I congratulate Craig Tracey on what so far has been an interesting debate. I gently remind the House of the promise that the International Trade Secretary made to have signed some 43 trade deals by the end of March 2019. Not surprisingly, that has not been achieved, and we are some way from seeing those 40 so-called roll-over EU trade agreements signed. That is an indication of the complexity of trade. While, as Julia Lopez alluded to, many things can affect future trading opportunities for British businesses, the instability of not having sorted out proper trade agreements with both the European Union and other key markets is likely to inhibit the international trading opportunities for British businesses.

I raise in particular concerns about trade in services, because the vast majority of the jobs done by my constituents that directly involve international trade are related to services.

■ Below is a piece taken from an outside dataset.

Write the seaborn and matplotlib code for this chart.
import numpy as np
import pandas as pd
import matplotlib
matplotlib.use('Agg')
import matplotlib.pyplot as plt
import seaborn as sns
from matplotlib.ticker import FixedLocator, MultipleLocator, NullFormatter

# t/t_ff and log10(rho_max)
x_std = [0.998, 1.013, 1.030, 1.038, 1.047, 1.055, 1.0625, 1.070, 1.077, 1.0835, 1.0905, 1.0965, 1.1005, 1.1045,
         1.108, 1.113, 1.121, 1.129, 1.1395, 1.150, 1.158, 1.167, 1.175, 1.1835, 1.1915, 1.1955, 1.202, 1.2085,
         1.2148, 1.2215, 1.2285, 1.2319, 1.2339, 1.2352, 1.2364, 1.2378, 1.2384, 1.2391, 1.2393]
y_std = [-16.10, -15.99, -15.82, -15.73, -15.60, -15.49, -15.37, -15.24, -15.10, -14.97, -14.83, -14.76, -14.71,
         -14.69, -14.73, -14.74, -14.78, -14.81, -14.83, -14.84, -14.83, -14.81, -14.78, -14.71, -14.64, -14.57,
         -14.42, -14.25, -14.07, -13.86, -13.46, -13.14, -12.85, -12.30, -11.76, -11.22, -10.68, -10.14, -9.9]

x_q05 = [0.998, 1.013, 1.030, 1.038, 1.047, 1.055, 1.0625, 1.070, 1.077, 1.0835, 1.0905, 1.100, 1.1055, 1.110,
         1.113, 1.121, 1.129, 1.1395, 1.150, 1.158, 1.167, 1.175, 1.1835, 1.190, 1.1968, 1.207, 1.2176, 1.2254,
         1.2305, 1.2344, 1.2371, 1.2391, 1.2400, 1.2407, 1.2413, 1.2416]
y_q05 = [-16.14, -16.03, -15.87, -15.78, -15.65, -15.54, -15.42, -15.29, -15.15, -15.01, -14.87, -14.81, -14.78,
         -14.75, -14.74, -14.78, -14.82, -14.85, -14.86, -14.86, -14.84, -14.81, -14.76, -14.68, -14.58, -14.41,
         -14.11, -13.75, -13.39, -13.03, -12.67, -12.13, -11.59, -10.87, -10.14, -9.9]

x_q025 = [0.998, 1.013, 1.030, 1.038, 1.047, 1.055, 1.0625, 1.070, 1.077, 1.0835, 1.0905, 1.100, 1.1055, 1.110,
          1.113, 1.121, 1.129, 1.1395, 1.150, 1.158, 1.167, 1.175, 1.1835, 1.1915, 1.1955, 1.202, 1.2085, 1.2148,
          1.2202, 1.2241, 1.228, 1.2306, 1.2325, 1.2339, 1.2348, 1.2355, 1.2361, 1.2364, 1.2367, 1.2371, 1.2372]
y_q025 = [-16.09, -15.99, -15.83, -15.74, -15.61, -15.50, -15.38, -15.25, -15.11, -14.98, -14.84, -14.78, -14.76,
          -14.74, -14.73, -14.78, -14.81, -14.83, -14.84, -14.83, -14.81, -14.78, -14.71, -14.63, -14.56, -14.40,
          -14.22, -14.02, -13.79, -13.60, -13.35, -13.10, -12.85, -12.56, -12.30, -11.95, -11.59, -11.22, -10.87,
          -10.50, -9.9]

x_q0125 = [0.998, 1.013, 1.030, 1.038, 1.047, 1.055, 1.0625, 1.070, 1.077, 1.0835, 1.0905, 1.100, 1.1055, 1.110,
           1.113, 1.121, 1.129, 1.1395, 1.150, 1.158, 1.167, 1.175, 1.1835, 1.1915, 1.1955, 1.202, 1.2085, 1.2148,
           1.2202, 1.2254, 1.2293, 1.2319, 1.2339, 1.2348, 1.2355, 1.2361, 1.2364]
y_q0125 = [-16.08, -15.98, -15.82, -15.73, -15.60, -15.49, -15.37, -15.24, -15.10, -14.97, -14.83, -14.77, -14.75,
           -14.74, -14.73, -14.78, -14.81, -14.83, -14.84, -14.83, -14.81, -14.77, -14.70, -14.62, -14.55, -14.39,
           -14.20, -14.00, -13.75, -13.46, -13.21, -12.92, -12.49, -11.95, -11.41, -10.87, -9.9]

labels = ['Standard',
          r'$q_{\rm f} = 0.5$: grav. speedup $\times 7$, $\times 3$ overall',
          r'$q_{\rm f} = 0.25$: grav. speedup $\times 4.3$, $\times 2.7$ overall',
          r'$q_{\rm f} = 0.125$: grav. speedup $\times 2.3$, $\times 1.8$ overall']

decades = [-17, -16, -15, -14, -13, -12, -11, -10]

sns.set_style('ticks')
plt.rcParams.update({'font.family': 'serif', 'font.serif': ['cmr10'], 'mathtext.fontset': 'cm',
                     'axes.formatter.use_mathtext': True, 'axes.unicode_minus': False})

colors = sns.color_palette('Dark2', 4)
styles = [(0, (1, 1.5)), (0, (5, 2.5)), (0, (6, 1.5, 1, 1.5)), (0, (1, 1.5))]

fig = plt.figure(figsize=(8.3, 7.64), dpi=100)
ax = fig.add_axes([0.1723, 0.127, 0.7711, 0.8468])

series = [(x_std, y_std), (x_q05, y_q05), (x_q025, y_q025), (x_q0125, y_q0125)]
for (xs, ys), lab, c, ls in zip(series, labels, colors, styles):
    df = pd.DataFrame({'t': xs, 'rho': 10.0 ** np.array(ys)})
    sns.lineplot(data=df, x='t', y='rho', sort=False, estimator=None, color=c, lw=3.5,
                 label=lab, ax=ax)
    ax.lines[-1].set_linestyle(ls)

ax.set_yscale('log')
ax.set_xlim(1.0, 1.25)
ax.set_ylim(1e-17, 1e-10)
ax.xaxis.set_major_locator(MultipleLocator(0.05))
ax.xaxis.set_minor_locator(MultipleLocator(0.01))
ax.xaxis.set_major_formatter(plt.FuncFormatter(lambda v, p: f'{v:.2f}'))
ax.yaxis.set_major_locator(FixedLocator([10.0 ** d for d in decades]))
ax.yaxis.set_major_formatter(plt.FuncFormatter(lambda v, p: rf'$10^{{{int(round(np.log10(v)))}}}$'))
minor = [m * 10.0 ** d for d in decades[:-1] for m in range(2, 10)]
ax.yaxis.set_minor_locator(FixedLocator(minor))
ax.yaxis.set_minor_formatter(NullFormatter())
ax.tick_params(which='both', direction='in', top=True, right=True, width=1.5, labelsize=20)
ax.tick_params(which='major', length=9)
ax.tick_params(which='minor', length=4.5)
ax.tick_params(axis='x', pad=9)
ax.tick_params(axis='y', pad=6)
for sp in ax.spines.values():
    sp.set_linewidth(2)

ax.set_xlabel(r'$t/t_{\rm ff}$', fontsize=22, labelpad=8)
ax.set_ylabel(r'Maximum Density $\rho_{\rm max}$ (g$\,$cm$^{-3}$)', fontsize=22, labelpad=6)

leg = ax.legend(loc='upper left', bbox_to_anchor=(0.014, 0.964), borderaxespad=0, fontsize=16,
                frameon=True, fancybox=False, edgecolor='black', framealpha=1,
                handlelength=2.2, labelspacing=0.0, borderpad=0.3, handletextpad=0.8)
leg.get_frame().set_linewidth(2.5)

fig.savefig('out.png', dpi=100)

The few bits of detailed thinking from independent trade experts about the impact of Brexit on trade in services highlight the huge significance of such trade between the UK and the EU, and therefore what is at risk, in terms of scale, for the UK economy from any inhibitions of trade in services.

In 2017, according to the Centre for European Reform, services accounted for some 45% of total UK exports, or almost £300 billion. The EU received 40% of those exports, the highest proportion of any UK trading partner. Research by the Centre for European Reform suggests that if Britain leaves the single market and trades services under the provisions of an ambitious free trade agreement, on an annual basis UK exports to the EU of financial services will none the less be 60% lower, UK exports of insurance and pension services will be almost 20% lower, and exports of other business services, including law, accountancy and professional services, will be 10% lower. Those are all sectors in which Britain has a significant comparative advantage, so jobs, investment and tax revenues are all at risk in the case of withdrawal from the single market.